Drop in a folder of MKV archives from your media server and batch-compress them to HEVC MP4 for easier sharing. Or take an MP4 from a recording session and cut it down before upload — all without touching a terminal.
For more on reducing video file sizes without quality loss, see our guide on the best video compressor for Mac.
FAQ
Is MKV better quality than MP4?
No. MKV and MP4 are containers, not codecs. The video quality is determined entirely by the codec (H.264, H.265, AV1, etc.) and encoding settings — not the container.
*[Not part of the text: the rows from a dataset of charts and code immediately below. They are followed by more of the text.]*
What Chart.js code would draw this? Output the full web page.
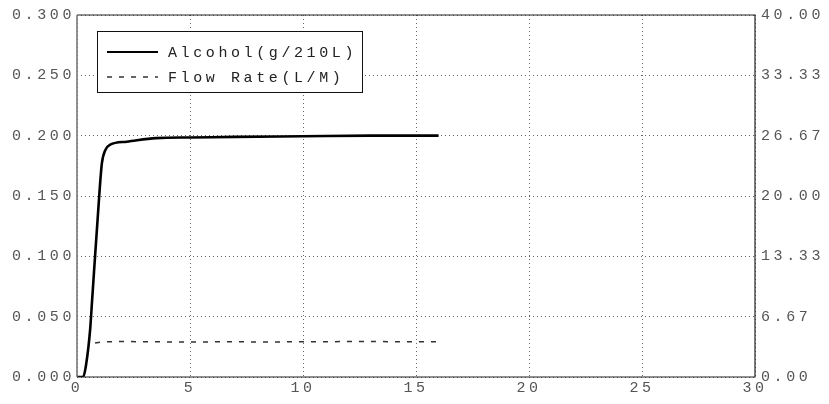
<!DOCTYPE html>
<html lang="en">
<head>
    <meta charset="UTF-8">
    <title>Alcohol / Flow Rate</title>
    <style>
        body {
            margin: 0;
            padding: 0;
            background: #fff;
        }
        #wrap {
            width: 829px;
            height: 404px;
            position: relative;
        }
    </style>
    <script src="https://cdn.jsdelivr.net/npm/chart.js"></script>
</head>
<body>
    <div id="wrap">
        <canvas id="breathChart"></canvas>
    </div>

    <script>
        // Data
        const alcoholTime = [0, 0.27, 0.4, 0.58, 0.67, 0.99, 1.1, 1.25, 1.47, 2.2, 3.5, 5, 7, 10, 13, 16];
        const alcoholValue = [0, 0, 0.01, 0.039, 0.064, 0.152, 0.177, 0.188, 0.1926, 0.195, 0.198, 0.1985, 0.199, 0.1995, 0.2, 0.2];

        const flowTime = [0.8, 1.2, 2, 3, 4, 5, 6, 7, 8, 9, 10, 11, 12, 13, 14, 15, 16];
        const flowValue = [3.75, 3.9, 3.92, 3.9, 3.88, 3.88, 3.88, 3.9, 3.87, 3.88, 3.9, 3.9, 3.92, 3.93, 3.9, 3.88, 3.9];

        const xTicks = [0, 5, 10, 15, 20, 25, 30];
        const leftTicks = [0, 0.05, 0.1, 0.15, 0.2, 0.25, 0.3];
        const rightTicks = [0, 6.67, 13.33, 20, 26.67, 33.33, 40];

        const monoFont = { family: "'Liberation Mono', 'DejaVu Sans Mono', monospace", size: 15 };
        const spacing = '3.6px';

        // wide letter spacing like the original plot font
        const spacingPlugin = {
            id: 'spacing',
            beforeDraw(chart) {
                chart.ctx.letterSpacing = spacing;
            }
        };

        // frame around the plot area
        const framePlugin = {
            id: 'frame',
            afterDatasetsDraw(chart) {
                const a = chart.chartArea;
                const ctx = chart.ctx;
                ctx.save();
                ctx.lineWidth = 1.2;
                ctx.strokeStyle = '#222';
                ctx.beginPath();
                ctx.moveTo(a.left, a.top);
                ctx.lineTo(a.right, a.top);
                ctx.lineTo(a.right, a.bottom);
                ctx.lineTo(a.left, a.bottom);
                ctx.stroke();
                ctx.strokeStyle = '#777';
                ctx.lineWidth = 1.6;
                ctx.beginPath();
                ctx.moveTo(a.left, a.top);
                ctx.lineTo(a.left, a.bottom);
                ctx.stroke();
                ctx.restore();
            }
        };

        // boxed legend in the top-left corner
        const boxLegend = {
            id: 'boxLegend',
            afterDraw(chart) {
                const ctx = chart.ctx;
                const ds = chart.data.datasets;
                ctx.save();
                ctx.letterSpacing = spacing;
                ctx.fillStyle = '#fff';
                ctx.fillRect(97, 31, 265, 61);
                ctx.strokeStyle = '#111';
                ctx.lineWidth = 1;
                ctx.strokeRect(97.5, 31.5, 265, 61);
                ctx.font = "15px 'Liberation Mono', 'DejaVu Sans Mono', monospace";
                ctx.textBaseline = 'middle';
                ds.forEach(function (d, i) {
                    const y = 52 + i * 25;
                    ctx.strokeStyle = d.borderColor;
                    ctx.lineWidth = i === 0 ? 1.8 : 1.4;
                    ctx.setLineDash(d.borderDash || []);
                    ctx.beginPath();
                    ctx.moveTo(107, y);
                    ctx.lineTo(158, y);
                    ctx.stroke();
                    ctx.setLineDash([]);
                    ctx.fillStyle = '#222';
                    ctx.fillText(d.label, 168, y + 1);
                });
                ctx.restore();
            }
        };

        function pairs(xs, ys) {
            return xs.map(function (x, i) { return { x: x, y: ys[i] }; });
        }

        new Chart(document.getElementById('breathChart'), {
            type: 'line',
            data: {
                datasets: [
                    {
                        label: 'Alcohol(g/210L)',
                        data: pairs(alcoholTime, alcoholValue),
                        borderColor: '#000',
                        borderWidth: 2.6,
                        pointRadius: 0,
                        tension: 0.3,
                        cubicInterpolationMode: 'monotone',
                        yAxisID: 'y'
                    },
                    {
                        label: 'Flow Rate(L/M)',
                        data: pairs(flowTime, flowValue),
                        borderColor: '#333',
                        borderWidth: 1.5,
                        borderDash: [5, 7],
                        pointRadius: 0,
                        tension: 0,
                        yAxisID: 'y1'
                    }
                ]
            },
            options: {
                responsive: true,
                maintainAspectRatio: false,
                animation: false,
                layout: { padding: { top: 6, left: 0, right: 0, bottom: 0 } },
                plugins: {
                    legend: { display: false },
                    tooltip: { enabled: false }
                },
                scales: {
                    x: {
                        type: 'linear',
                        min: 0,
                        max: 30,
                        afterBuildTicks(scale) {
                            scale.ticks = xTicks.map(function (v) { return { value: v }; });
                        },
                        afterFit(scale) { scale.height = 27; },
                        ticks: {
                            color: '#555',
                            font: monoFont,
                            padding: 2,
                            maxRotation: 0,
                            callback: function (v) { return String(v); }
                        },
                        grid: {
                            color: '#666',
                            lineWidth: 1,
                            drawTicks: false,
                            drawOnChartArea: true
                        },
                        border: { display: false, dash: [1, 3] }
                    },
                    y: {
                        position: 'left',
                        min: 0,
                        max: 0.3,
                        afterBuildTicks(scale) {
                            scale.ticks = leftTicks.map(function (v) { return { value: v }; });
                        },
                        afterFit(scale) { scale.width = 77; },
                        ticks: {
                            color: '#555',
                            font: monoFont,
                            padding: 2,
                            callback: function (v) { return v.toFixed(3); }
                        },
                        grid: {
                            color: '#666',
                            lineWidth: 1,
                            drawTicks: false
                        },
                        border: { display: false, dash: [1, 3] }
                    },
                    y1: {
                        position: 'right',
                        min: 0,
                        max: 40,
                        afterBuildTicks(scale) {
                            scale.ticks = rightTicks.map(function (v) { return { value: v }; });
                        },
                        afterFit(scale) { scale.width = 74; },
                        ticks: {
                            color: '#555',
                            font: monoFont,
                            padding: 6,
                            callback: function (v) { return v.toFixed(2); }
                        },
                        grid: { display: false, drawTicks: false },
                        border: { display: false }
                    }
                }
            },
            plugins: [spacingPlugin, framePlugin, boxLegend]
        });
    </script>
</body>
</html>
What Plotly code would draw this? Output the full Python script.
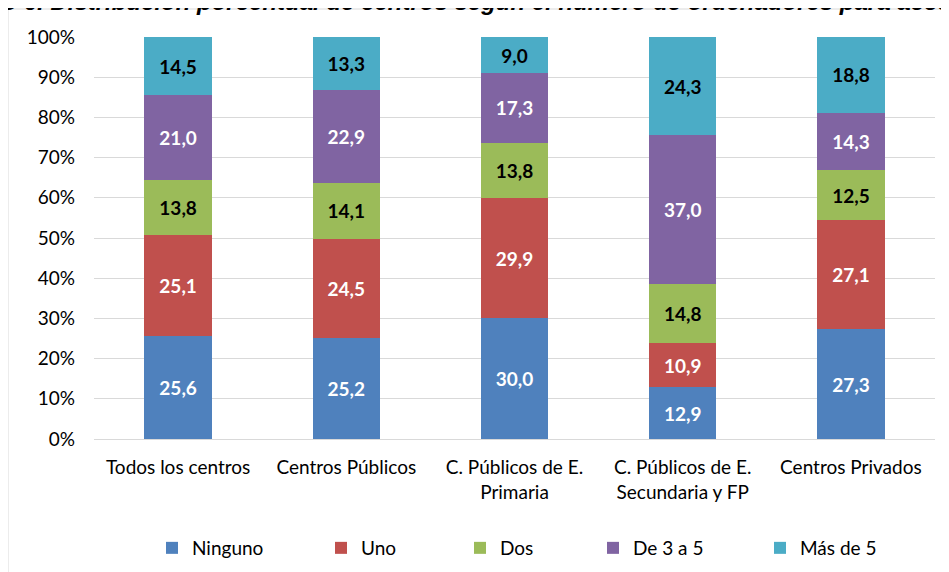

An H.264 video encoded at the same bitrate will look identical whether it's in an MKV or MP4 wrapper.
Why are MKV files usually larger than MP4?
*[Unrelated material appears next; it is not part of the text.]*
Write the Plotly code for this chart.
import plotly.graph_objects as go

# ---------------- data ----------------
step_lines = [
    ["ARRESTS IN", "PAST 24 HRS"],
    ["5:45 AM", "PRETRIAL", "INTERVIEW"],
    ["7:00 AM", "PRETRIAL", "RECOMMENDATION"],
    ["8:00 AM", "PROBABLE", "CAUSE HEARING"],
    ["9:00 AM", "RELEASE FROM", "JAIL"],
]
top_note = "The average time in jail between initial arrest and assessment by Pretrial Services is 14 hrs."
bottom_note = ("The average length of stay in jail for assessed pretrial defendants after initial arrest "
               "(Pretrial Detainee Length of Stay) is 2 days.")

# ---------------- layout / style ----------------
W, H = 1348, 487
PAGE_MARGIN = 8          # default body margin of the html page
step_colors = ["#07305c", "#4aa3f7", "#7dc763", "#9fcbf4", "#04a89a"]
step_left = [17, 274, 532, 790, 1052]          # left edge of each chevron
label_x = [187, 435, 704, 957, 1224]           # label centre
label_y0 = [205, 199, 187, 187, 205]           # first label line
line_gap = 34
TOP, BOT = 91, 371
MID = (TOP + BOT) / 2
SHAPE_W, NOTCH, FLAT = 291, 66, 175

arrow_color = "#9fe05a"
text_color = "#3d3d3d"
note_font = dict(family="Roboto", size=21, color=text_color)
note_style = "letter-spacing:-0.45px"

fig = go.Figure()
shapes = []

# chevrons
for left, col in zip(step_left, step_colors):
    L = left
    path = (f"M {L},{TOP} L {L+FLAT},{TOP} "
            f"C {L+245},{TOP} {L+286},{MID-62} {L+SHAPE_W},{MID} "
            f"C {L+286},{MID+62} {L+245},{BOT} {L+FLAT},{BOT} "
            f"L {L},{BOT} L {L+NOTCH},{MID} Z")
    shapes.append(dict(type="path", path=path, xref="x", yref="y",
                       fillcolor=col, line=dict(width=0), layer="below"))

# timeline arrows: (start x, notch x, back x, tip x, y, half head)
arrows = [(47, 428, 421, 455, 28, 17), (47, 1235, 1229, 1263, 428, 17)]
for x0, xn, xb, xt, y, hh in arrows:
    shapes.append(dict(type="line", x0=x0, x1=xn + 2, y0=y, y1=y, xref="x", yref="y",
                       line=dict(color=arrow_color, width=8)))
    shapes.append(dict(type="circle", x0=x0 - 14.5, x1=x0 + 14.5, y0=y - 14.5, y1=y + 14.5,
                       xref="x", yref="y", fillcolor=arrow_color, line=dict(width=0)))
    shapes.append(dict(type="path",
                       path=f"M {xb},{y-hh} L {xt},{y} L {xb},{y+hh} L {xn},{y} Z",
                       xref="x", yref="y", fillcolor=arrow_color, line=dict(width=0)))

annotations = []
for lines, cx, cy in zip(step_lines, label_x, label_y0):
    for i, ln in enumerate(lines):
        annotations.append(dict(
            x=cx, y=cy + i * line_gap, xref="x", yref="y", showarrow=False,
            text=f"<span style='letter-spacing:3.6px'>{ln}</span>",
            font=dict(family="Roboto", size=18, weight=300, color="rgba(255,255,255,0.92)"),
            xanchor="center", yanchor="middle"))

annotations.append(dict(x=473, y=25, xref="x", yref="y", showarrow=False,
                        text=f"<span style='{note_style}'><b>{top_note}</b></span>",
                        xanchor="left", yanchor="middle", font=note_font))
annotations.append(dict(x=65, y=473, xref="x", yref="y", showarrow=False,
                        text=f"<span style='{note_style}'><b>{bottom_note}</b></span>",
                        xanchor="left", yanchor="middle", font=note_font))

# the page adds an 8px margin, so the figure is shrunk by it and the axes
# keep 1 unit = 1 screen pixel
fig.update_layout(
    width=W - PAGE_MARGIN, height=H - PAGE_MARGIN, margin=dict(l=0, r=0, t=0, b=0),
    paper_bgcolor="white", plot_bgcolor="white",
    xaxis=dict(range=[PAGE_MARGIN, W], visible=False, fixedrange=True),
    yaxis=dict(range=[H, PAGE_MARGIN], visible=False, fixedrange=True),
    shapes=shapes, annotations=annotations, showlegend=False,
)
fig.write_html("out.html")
In most cases, it's because MKV files carry additional content: lossless audio tracks (DTS-HD, TrueHD), multiple audio streams in different languages, and multiple subtitle tracks. The extra file size comes from that additional content, not from the MKV container itself.
Can I convert MKV to MP4 without re-encoding?
Yes. If your MKV already contains H.264 or H.265 video with AAC audio, you can remux it to MP4 using FFmpeg with -c copy — this copies the streams without re-encoding, so the process is near-instant and there's zero quality loss. Some subtitle formats (ASS/SSA) may not transfer to MP4, so you may need to drop or burn in subtitles.
Why won't my MP4 file play on certain devices?
While MP4 is widely supported, playback issues usually come from the codec inside, not the container. If your MP4 contains H.265 (HEVC), older devices and platforms may not support it. Converting the video stream to H.264 inside the MP4 container will restore compatibility. See our HEVC vs H.264 guide for details.
Should I store my video archive as MKV or MP4?
For long-term archiving with full multi-track audio and subtitles (like Blu-ray rips), MKV is the better choice due to its greater flexibility and open-source nature. For a personal collection you want to play on any device without third-party software, MP4 with H.265 is more practical. Many archivists keep a master MKV and generate MP4 derivatives for distribution.